Nous avons également eu le privilège d’essayer deux autres Porsche d’exception. La 918 Spyder est un tour de force technologique, mais la sonorité de son V8, un ingrédient si essentiel dans l’automobile sportive, fait pâle figure face aux flat-six ou aux V10. La 911 RS 2.7, toute légendaire qu’elle est, accuse le poids de 45 années de développements sans compenser en sensations pures. Sauf peut-être celles, un peu effrayantes, d’une auto d’une valeur stratosphérique qui n’a pas de freins.
La 911 Carrera T est une excellente voiture dans l’absolu, un véritable régal quelle que soit l’humeur, mais les amateurs en quête d’une 911 plus pure et dure risquent de rester sur leur faim. L’exercice de matriçage des options de configuration est presque synthétique. La Corvette Grand Sport est une sportive accomplie mais dure, dont une qualité unique est le toit targa et la possibilité d’arsouiller cheveux au vent.

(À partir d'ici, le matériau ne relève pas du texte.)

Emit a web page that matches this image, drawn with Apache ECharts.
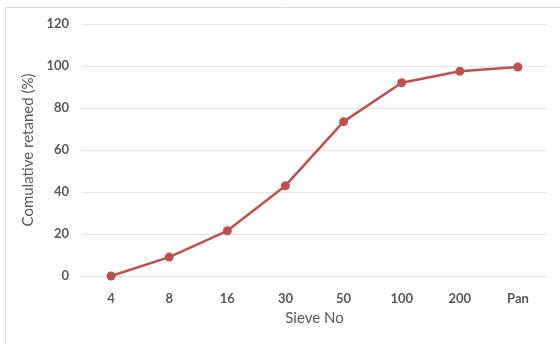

Avec une ligne aussi osée, aussi ambitieuse, Aston Martin devait marquer un grand coup avec la nouvelle Vantage. Elle s’est avérée perfectible dans trop de registres pour convaincre. L’autre grande nouveauté anglaise de l’année, la Continental GT mk3, est transfigurée par sa nouvelle boîte PDK8 et l’allongement de son empattement, ajoutant des qualités sportives pointues à son arsenal de GT au long cours.
Compactes: la pression
Deux compactes sortent du lot cette année. La Hyundai i30N est une excellente surprise, offrant un rapport prestations-prix de haut niveau pour les amateurs/trices de compactes sportives. Autre grande nouveauté de l’année, l’entrée de Mercedes dans le segment S3/Golf R avec l’A35 AMG 4Matic est une réussite, avec une auto accomplie dont l’excellent châssis supporterait un zeste de panache supplémentaire côté moteur.
SUVs: envahissants
L’appétit des automobilistes pour les SUVs, crossovers et monospaces est tel qu’il menace déjà les investissements dans les berlines et compactes. Grâce à une optimisation du packaging, ils sont devenus plus habitables que leurs homologues classiques, mais leur poids, la hauteur de leur centre de gravité et leur maître couple restent des compromis significatifs. Très rares sont les modèles qui ne le font pas ressentir d’une manière ou d’une autre à la conduite.